PET depicts concussion-related brain pathology in ex-NFL players

Using a chemical marker that binds to abnormal tau proteins, researchers at the University of California, Los Angeles (UCLA), for the first time have imaged the brain pathology associated with sports-related concussions in patients who are still alive.

The preliminary findings of the small study, which used PET scans to image five retired National Football League players, were published online Jan. 22 in the American Journal of Geriatric Psychiatry.

“Despite the devastating consequences of [traumatic brain injuires] TBIs due to contact sports and the large number of people at risk, no method for early detection of brain pathology has yet been established,” wrote Gary Small, MD, of UCLA, and colleagues.

Previous studies have shown that professional athletes in contact sports who are exposed to repetitive mild TBIs may develop chronic traumatic encephalopathy (CTE), a degenerative condition caused by a build-up of tau protein. CTE has been associated with memory loss, confusion, progressive dementia, suicidal behavior and other conditions, but confirmation of the presence of this protein could previously only be established by an autopsy.

The researchers’ technique utilized intravenous injections of 2-(1-{6-[(2-[F-18]fluoroethyl)(methyl)amino]-2-naphthyl}ethylidene)malononitrile, or FDDNP. Small and his colleagues at UCLA had previously developed the imaging agent for assessing neurological changes associated with Alzheimer’s disease (AD).

The five former football players with histories of mood and cognitive symptoms received neuropsychiatric evaluations and were matched with five healthy men of comparable age, education, body mass index and family history of dementia. All subjects underwent FDDNP-PET imaging focused on signals in the amygdala and subcortical regions of the brain—regions that control learning, memory, behavior, emotions and other functions.

FDDNP signals were higher in players compared with the controls in all subcortical regions and the amygdala areas that produce tau deposits following trauma, reported Small and colleagues. The players who had experienced a greater number of concussions were found to have higher FDDNP levels.

FDDNP also binds to amyloid beta plaques, but previous autopsies have shown that these plaques are observed in less than one-third of CTE cases in retired players, meaning the FDDNP signal likely represents tau deposits.

“The pattern of higher FDDNP binding values in players with a greater number of concussions suggests a link between the players’ history of head injury and FDDNP binding,” wrote the authors. “Moreover, these binding patterns (high subcortical and low cortical binding except for the amygdala) are consistent with tau deposition patterns observed in autopsy studies of CTE and differ from those observed in patients with cognitive and mood symptoms without prior head trauma, who mainly present with increased cortical FDDNP binding.”

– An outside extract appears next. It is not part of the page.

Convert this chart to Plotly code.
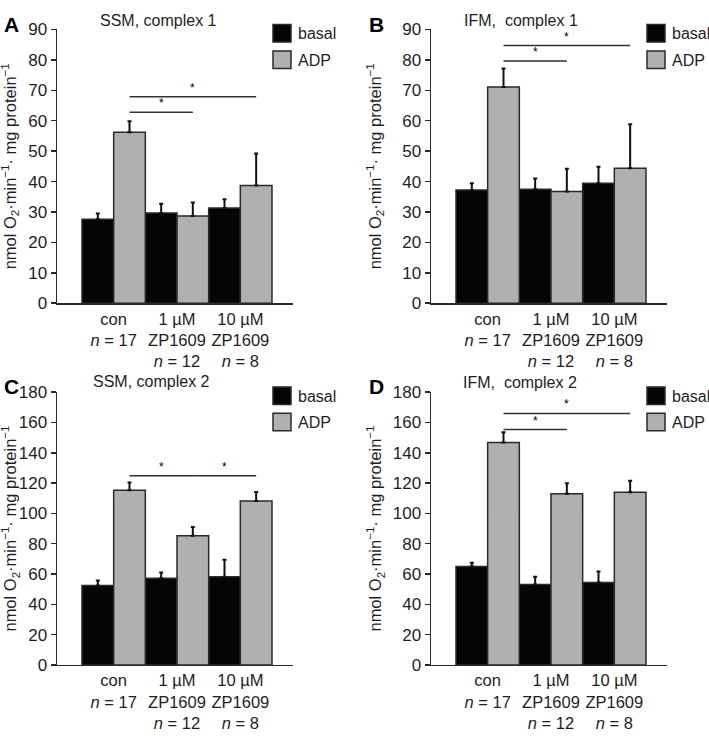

Standard clinical assessments found the players had more depressive symptoms than the healthy men, and generally scored lower on the Mini-Mental State Examination test of cognitive ability. Three players had mild cognitive impairment, one had dementia and another had normal cognitive function.

The findings suggest that FDDNP-PET could be used for early identification of trauma-related neurodegeneration. “Early recognition and identification of those at high risk would allow clinicians to develop strategies and interventions to protect those with early symptoms rather than attempt to repair damage once it becomes extensive,” wrote the authors.